Homework #3

CMSC 611, Spring 2000

Assigned: 29 Feb 2000
Due: 7 Mar 2000 at 5:45 PM

  1. Do problem 3.1 in the text for the following code sequence, assuming that R4 = R3 - 196 at the start of the loop. In addition, write the C code that this assembly language code implements. 
    loop:
LW   R1, 0(R4)
SLLI R1, R1, #3
LW   R2, 4(R4)
ADD  R1, R2, R1
SW   R1, 0(R4)
ADDI R4, R4, #4
SUB  R6, R3, R4
BNZ  R6, loop
  2. Problem 3.3 in the text.
  3. Problem 3.10 in the text.
  4. You are trying to choose between a history file and a futures file for handling exceptions and restoring values to registers. What information do you need to make your choice? In particular, how could you quantify the cost of using each option? Which option is likely to require more hardware (registers and/or control)? Why?
  5. Your measurements have shown that exceptions occur on average once every 500 instructions.

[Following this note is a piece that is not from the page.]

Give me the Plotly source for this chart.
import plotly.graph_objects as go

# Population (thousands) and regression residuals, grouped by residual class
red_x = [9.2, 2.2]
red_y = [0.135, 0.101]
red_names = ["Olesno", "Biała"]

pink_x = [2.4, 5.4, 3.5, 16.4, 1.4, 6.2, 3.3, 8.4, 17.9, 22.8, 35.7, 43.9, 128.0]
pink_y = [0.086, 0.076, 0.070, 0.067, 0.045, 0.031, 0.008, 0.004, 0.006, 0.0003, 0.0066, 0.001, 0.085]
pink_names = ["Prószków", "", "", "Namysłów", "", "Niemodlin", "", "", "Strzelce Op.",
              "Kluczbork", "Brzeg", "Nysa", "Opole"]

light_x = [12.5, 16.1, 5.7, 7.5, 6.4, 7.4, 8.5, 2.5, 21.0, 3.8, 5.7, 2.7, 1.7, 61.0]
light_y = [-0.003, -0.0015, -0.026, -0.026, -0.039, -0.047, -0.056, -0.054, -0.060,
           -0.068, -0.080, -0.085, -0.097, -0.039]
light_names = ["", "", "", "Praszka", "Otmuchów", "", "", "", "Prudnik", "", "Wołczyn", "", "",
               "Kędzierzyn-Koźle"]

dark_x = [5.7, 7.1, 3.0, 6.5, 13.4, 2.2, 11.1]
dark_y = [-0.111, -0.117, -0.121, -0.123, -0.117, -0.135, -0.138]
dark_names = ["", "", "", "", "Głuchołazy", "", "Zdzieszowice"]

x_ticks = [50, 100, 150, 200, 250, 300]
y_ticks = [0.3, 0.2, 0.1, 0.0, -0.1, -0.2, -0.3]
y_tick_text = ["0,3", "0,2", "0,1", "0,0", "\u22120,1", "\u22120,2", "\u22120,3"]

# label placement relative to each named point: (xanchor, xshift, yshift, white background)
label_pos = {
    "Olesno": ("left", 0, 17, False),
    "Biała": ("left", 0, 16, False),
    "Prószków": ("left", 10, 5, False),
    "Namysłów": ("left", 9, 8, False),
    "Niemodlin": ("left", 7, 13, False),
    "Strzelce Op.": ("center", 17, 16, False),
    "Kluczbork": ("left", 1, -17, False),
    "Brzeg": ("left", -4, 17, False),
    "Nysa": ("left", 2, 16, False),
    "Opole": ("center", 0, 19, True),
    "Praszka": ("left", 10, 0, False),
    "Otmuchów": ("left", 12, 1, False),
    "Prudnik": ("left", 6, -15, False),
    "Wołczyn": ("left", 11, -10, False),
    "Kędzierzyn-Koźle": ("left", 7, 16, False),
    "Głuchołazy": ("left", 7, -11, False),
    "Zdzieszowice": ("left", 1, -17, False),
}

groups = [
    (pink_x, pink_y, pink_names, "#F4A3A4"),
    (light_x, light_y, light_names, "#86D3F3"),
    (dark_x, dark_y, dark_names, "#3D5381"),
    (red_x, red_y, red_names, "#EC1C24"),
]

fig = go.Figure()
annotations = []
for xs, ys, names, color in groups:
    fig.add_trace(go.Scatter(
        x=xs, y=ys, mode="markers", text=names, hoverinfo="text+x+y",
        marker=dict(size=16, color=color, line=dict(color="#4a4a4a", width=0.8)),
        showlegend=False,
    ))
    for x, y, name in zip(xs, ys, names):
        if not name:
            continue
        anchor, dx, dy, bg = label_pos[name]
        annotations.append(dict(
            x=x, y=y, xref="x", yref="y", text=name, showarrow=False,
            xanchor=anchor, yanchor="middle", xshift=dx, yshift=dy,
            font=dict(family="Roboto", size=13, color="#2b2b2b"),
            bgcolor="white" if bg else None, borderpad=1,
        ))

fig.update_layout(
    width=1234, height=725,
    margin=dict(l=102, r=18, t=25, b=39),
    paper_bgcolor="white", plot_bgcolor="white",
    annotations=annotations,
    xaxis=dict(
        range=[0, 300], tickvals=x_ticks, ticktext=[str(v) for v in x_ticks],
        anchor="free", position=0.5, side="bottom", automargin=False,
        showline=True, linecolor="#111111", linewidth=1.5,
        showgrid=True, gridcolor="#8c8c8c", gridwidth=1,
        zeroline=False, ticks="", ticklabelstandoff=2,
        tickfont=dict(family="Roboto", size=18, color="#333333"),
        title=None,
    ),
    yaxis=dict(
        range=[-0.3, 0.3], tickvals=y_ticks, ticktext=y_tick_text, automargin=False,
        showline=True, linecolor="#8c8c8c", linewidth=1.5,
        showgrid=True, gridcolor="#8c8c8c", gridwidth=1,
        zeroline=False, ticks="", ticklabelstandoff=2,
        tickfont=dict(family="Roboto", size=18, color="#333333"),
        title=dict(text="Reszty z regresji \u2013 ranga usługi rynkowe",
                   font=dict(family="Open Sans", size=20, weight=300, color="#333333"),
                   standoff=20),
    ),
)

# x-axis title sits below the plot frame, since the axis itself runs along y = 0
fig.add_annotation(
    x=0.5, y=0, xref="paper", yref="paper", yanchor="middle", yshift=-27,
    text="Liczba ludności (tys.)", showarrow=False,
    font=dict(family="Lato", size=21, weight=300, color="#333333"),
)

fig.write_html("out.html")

The overall CPI of your architecture without exceptions is 1.2, and the CPU runs at 500 MHz. You are considering two approaches to handling exceptions. The first method allows the five stage pipeline to drain completely, cancelling all in-progress instructions currently in the pipeline. The exception instruction then starts in an empty pipeline. The second method uses advanced techniques to keep the pipeline full, but this reduces the processor speed to 475 MHz to accommodate the more complex logic. Assume the CPU has the standard 5-stage DLX pipeline, and that 60% of exceptions are IF faults (page faults, illegal memory access, etc.), 25% are MEM page faults, 5% are illegal instructions (handled in ID), and 10% are ALU faults. Which exception handling method results in a faster CPU? Hint: figure out how many instructions are "wasted" for each type of exception....
  6. In a very high-speed processor, it might be necessary to split the ALU stage into two cycles (i.e., the ALU takes two cycles to generate a result). How would this change affect the standard DLX pipeline?

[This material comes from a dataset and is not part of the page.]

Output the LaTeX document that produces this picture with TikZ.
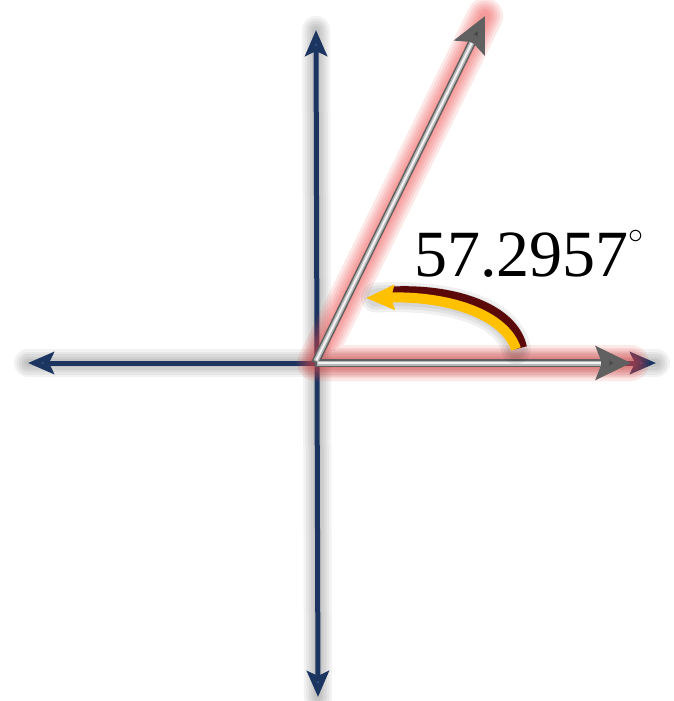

    1. What additional data hazards would be introduced? Assume all possible forwarding paths are implemented.
    2. How could you estimate the performance penalty due to these hazards? Can you place a bound on the maximum penalty to the CPI from making this change?
  7. Is there any benefit to having a pipeline in which the clock runs twice as fast but the pipeline is twice as deep (in other words, a pipeline in which each stage is split into two stages that are half as long)? What drawbacks would such an arrangement have?